[Xymon] Purple storm

Poppy, Ben poppy.ben at marshfieldclinic.org
Thu Apr 12 08:27:01 CEST 2012


I may have missed this in a past post, how do I apply this patch?

I do test DNS for sure on servers at our DR site (many of them). The test you suggest below, is that to simulate the purple storm? Should it essentially turn purple if I begin dropping all packets to a few DNS servers I'm testing?

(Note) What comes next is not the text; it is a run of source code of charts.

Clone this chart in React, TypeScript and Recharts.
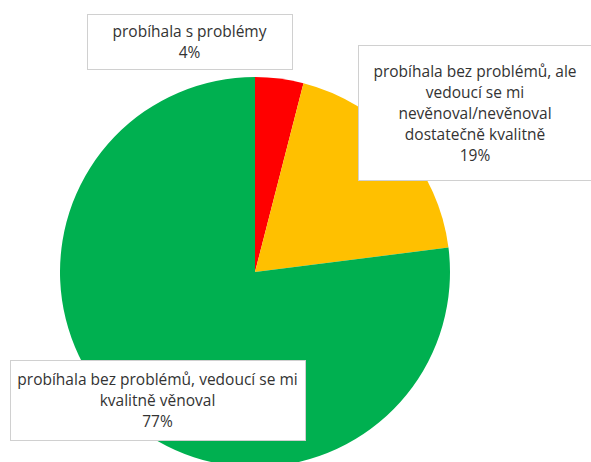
import { PieChart, Pie, Cell } from 'recharts';

document.body.style.margin = '0';

const CATEGORIES = [
    'probíhala s problémy',
    'probíhala bez problémů, ale vedoucí se mi nevěnoval/nevěnoval dostatečně kvalitně',
    'probíhala bez problémů, vedoucí se mi kvalitně věnoval',
];
const VALUES = [4, 19, 77];
const COLORS = ['#FF0000', '#FFC000', '#00B050'];
// label text broken into lines as in the original
const LABEL_LINES = [
    ['probíhala s problémy'],
    ['probíhala bez problémů, ale', 'vedoucí se mi', 'nevěnoval/nevěnoval', 'dostatečně kvalitně'],
    ['probíhala bez problémů, vedoucí se mi', 'kvalitně věnoval'],
];

// label box placement (x, y, w, h)
const BOXES = [
    { x: 87, y: 14, w: 205, h: 55 },
    { x: 358, y: 45, w: 234, h: 135 },
    { x: 10, y: 360, w: 295, h: 80 },
];

const data = CATEGORIES.map((name, i) => ({ name, value: VALUES[i] }));

const renderLabel = (props: any) => {
    const { index, percent } = props;
    const box = BOXES[index];
    const lines = [...LABEL_LINES[index], `${Math.round(percent * 100)}%`];
    const lineH = 21;
    const cx = box.x + box.w / 2;
    const firstY = box.y + box.h / 2 - ((lines.length - 1) * lineH) / 2;
    return (
        <g key={`lbl-${index}`}>
            <rect x={box.x + 0.5} y={box.y + 0.5} width={box.w} height={box.h} fill="#fff" stroke="#d0d0d0" strokeWidth={1} />
            <text x={cx} textAnchor="middle" fill="#333" fontSize={15.5} fontFamily="'Open Sans', sans-serif">
                {lines.map((l, i) => (
                    <tspan key={i} x={cx} y={firstY + i * lineH} dominantBaseline="central">{l}</tspan>
                ))}
            </text>
        </g>
    );
};

const App = () => {
    return (
        <div style={{ width: 591, height: 462, background: '#fff', overflow: 'hidden' }}>
            <PieChart width={591} height={462} margin={{ top: 0, right: 0, bottom: 0, left: 0 }}>
                <Pie
                    data={data}
                    dataKey="value"
                    nameKey="name"
                    cx={255}
                    cy={272}
                    outerRadius={195}
                    startAngle={90}
                    endAngle={-270}
                    stroke="none"
                    label={renderLabel}
                    labelLine={false}
                    isAnimationActive={false}
                >
                    {data.map((_, i) => <Cell key={i} fill={COLORS[i]} />)}
                </Pie>
            </PieChart>
        </div>
    );
};

export default App;
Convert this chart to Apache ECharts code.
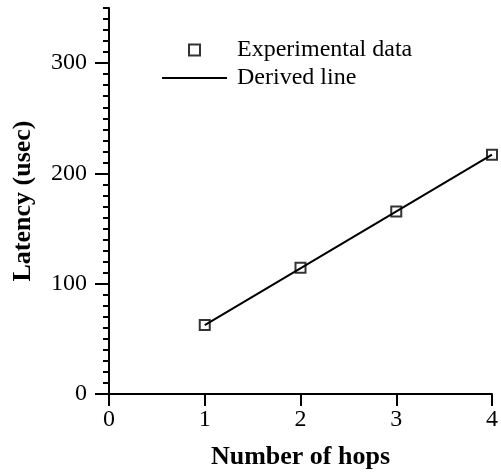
<!DOCTYPE html>
<html>
<head>
<meta charset="utf-8">
<script src="https://cdn.jsdelivr.net/npm/echarts@6/dist/echarts.min.js"></script>
<style>
  html, body { margin: 0; padding: 0; background: #fff; }
  #chart { width: 501px; height: 476px; }
</style>
</head>
<body>
<div id="chart"></div>
<script>
// Measured latency per hop count and the fitted line through it
const hops = [1, 2, 3, 4];
const latencyMeasured = [62.5, 114.5, 165.5, 217];
const fitHops = [1, 4];
const fitLatency = [62.5, 217];

const yMajorTicks = [0, 100, 200, 300];
const xTicks = [0, 1, 2, 3, 4];

const FONT = 'Liberation Serif';

const chart = echarts.init(document.getElementById('chart'), null, { renderer: 'canvas' });

const measuredData = hops.map((h, i) => [h, latencyMeasured[i]]);
const fitData = fitHops.map((h, i) => [h, fitLatency[i]]);

const commonY = { type: 'value', min: 0, max: 350, position: 'left', splitLine: { show: false } };

chart.setOption({
  animation: false,
  backgroundColor: '#fff',
  grid: { left: 109, right: 8, top: 8, bottom: 82, containLabel: false },
  legend: {
    orient: 'vertical',
    left: 157,
    top: 33,
    itemWidth: 65,
    itemHeight: 11,
    itemGap: 4,
    symbolKeepAspect: true,
    selectedMode: false,
    textStyle: { fontFamily: FONT, fontSize: 24, color: '#000', padding: [0, 0, 0, 5] },
    data: [
      // square outline centred in the icon box
      { name: 'Experimental data', icon: 'path://M0,0H10V10H0Z',
        itemStyle: { color: 'transparent', borderColor: '#000', borderWidth: 2 } },
      // thin bar standing in for the line sample
      { name: 'Derived line', icon: 'path://M0,0H65V2H0Z',
        itemStyle: { color: '#000', borderWidth: 0 } }
    ]
  },
  xAxis: {
    type: 'value',
    min: 0, max: 4, interval: 1,
    name: 'Number of hops',
    nameLocation: 'middle',
    nameGap: 50,
    nameTextStyle: { fontFamily: FONT, fontSize: 26, fontWeight: 'bold', color: '#000' },
    axisLine: { onZero: false, lineStyle: { color: '#000', width: 2 } },
    axisTick: { show: true, inside: false, length: 12, lineStyle: { color: '#000', width: 2 } },
    axisLabel: { margin: 14, fontFamily: FONT, fontSize: 24, color: '#000',
      customValues: xTicks },
    splitLine: { show: false }
  },
  yAxis: [
    Object.assign({}, commonY, {
      interval: 10,
      name: 'Latency (usec)',
      nameLocation: 'middle',
      nameGap: 73,
      nameTextStyle: { fontFamily: FONT, fontSize: 26, fontWeight: 'bold', color: '#000' },
      axisLine: { show: true, onZero: false, lineStyle: { color: '#000', width: 2 } },
      axisTick: { show: true, inside: false, length: 6, lineStyle: { color: '#000', width: 2 } },
      axisLabel: { margin: 22, fontFamily: FONT, fontSize: 24, color: '#000',
        customValues: yMajorTicks }
    }),
    Object.assign({}, commonY, {
      interval: 100,
      axisLine: { show: false },
      axisTick: { show: true, inside: false, length: 14, lineStyle: { color: '#000', width: 2 },
        customValues: yMajorTicks },
      axisLabel: { show: false }
    })
  ],
  series: [
    {
      name: 'Derived line',
      type: 'line',
      data: fitData,
      color: '#000',
      showSymbol: false,
      symbol: 'none',
      lineStyle: { color: '#000', width: 2 },
      z: 2
    },
    {
      name: 'Experimental data',
      type: 'scatter',
      data: measuredData,
      symbol: 'rect',
      symbolSize: 10,
      itemStyle: { color: 'transparent', borderColor: '#000', borderWidth: 2 },
      z: 3
    }
  ]
});
</script>
</body>
</html>
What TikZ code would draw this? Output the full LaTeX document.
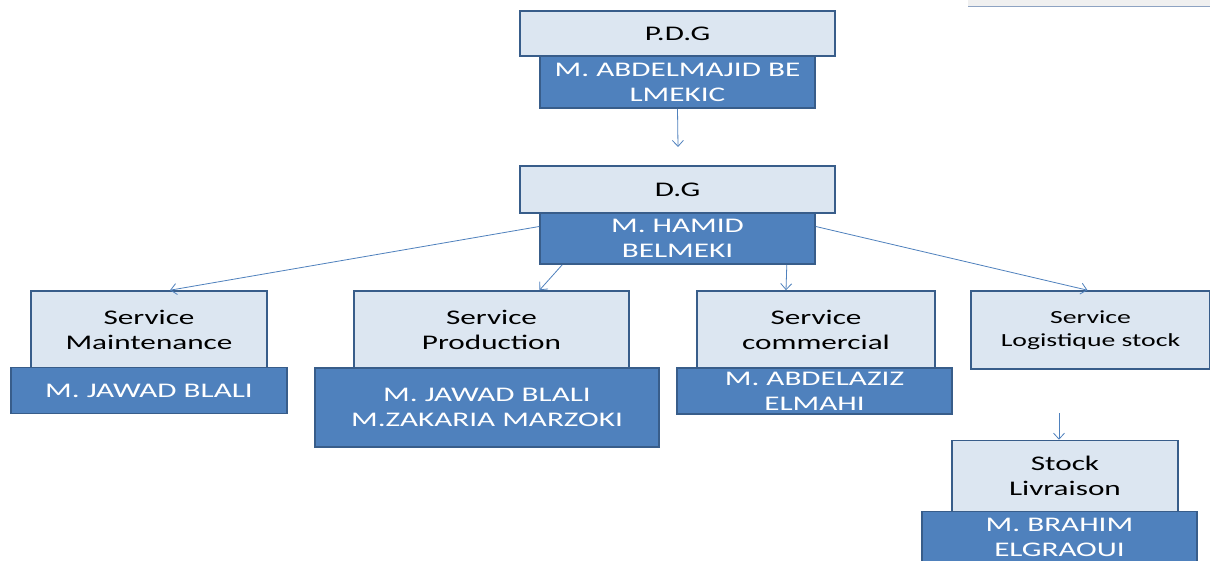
\documentclass[tikz,border=0pt]{standalone}
\usepackage{fontspec}
\setmainfont{Carlito}[FakeStretch=1.5]
\usetikzlibrary{arrows.meta}
\definecolor{lightfill}{RGB}{220,230,241}
\definecolor{darkfill}{RGB}{79,129,189}
\definecolor{boxborder}{RGB}{56,93,138}
\definecolor{linkcol}{RGB}{79,129,189}
\definecolor{decogray}{RGB}{240,240,240}
\definecolor{decoline}{RGB}{142,163,194}
\tikzset{
  lightbox/.style={draw=boxborder, line width=1.6pt, fill=lightfill, inner sep=0pt, align=center,
    font=\fontsize{20.8}{25}\selectfont, text=black},
  darkbox/.style={draw=boxborder, line width=1.6pt, fill=darkfill, inner sep=0pt, align=center,
    font=\fontsize{20.8}{25}\selectfont, text=white},
  link/.style={draw=linkcol, line width=0.8pt, -{Straight Barb[length=6pt,width=11pt]}}
}
\begin{document}
\begin{tikzpicture}[x=1pt,y=-1pt]
\useasboundingbox (0,0) rectangle (1210,561);
\fill[white] (0,0) rectangle (1210,561);
% top-right decoration
\fill[decogray] (968,0) rectangle (1210,7);
\draw[decoline, line width=1pt] (968,7) -- (1210,7);

% PDG
\node[lightbox, minimum width=315pt, minimum height=45pt] (pdg) at (677.5,33.5) {P.D.G};
\node[darkbox, minimum width=275pt, minimum height=52pt] (pdgd) at (677.5,82) {M. ABDELMAJID BE\\LMEKIC};
% DG
\node[lightbox, minimum width=315pt, minimum height=47pt] (dg) at (677.5,189.5) {D.G};
\node[darkbox, minimum width=275pt, minimum height=51pt] (dgd) at (677.5,238.5) {M. HAMID\\BELMEKI};
% Maintenance
\node[lightbox, minimum width=236pt, minimum height=77pt] (maint) at (149,329.5) {Service\\Maintenance};
\node[darkbox, minimum width=276pt, minimum height=46pt] (maintd) at (149,390.5) {M. JAWAD BLALI};
% Production
\node[lightbox, minimum width=275pt, minimum height=77pt] (prod) at (491.5,329.5) {Service\\Production};
\node[darkbox, minimum width=344pt, minimum height=79pt] (prodd) at (487,407.5) {M. JAWAD BLALI\\M.ZAKARIA MARZOKI};
% Commercial
\node[lightbox, minimum width=238pt, minimum height=77pt] (comm) at (816,329.5) {Service\\commercial};
\node[darkbox, minimum width=275pt, minimum height=46pt] (commd) at (814.5,391) {M. ABDELAZIZ\\ELMAHI};
% Logistique
\node[lightbox, minimum width=239pt, minimum height=78pt, font=\fontsize{18.5}{23}\selectfont] (log) at (1090.5,330) {Service\\Logistique stock};
% Stock
\node[lightbox, minimum width=226pt, minimum height=71pt] (stock) at (1065,476) {Stock\\Livraison};
\node[darkbox, minimum width=275pt, minimum height=52pt] (stockd) at (1059.5,537.5) {M. BRAHIM\\ELGRAOUI};

\coordinate (pa) at (678,147);
\coordinate (la) at (1059,413);

\draw[link] (pdgd.south) -- (pa);
\draw[link] ([yshift=12pt]dgd.west) -- ([xshift=21pt]maint.north);
\draw[link] ([xshift=23pt]dgd.south west) -- ([xshift=48pt]prod.north);
\draw[link] ([xshift=-29pt]dgd.south east) -- ([xshift=-30pt]comm.north);
\draw[link] ([yshift=12pt]dgd.east) -- ([xshift=-3pt]log.north);
\draw[link] (la) -- ([xshift=-6pt]stock.north);
\end{tikzpicture}
\end{document}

Would I be able to run this same iptables on my backup xymon server in our primary site to a few servers it checks DNS against in our DR site? Should that effectively cause the purple storm?

Thanks for your help. 
________________________________________
From: xymon-bounces at xymon.com [xymon-bounces at xymon.com] on behalf of Henrik Størner [henrik at hswn.dk]
Sent: Thursday, April 12, 2012 12:47 AM
To: xymon at xymon.com
Subject: Re: [Xymon] Purple storm

On 12-04-2012 05:28, Poppy, Ben wrote:
> To be honest, I'm not sure what the cause is 100%.

Me neither.

> The setup we have, should not have any dependencies on our DR site.
> Our xymon servers at our primary site use DNS servers in our primary
> site. They monitor a bunch of servers at our DR site, but the
> dependency ends there (and all that should mean is the servers show
> RED when DR site is down).

Aha - but you DO have tests in each setup that checks systems on the
other site ? Would that happen to include any DNS or NTP checks ?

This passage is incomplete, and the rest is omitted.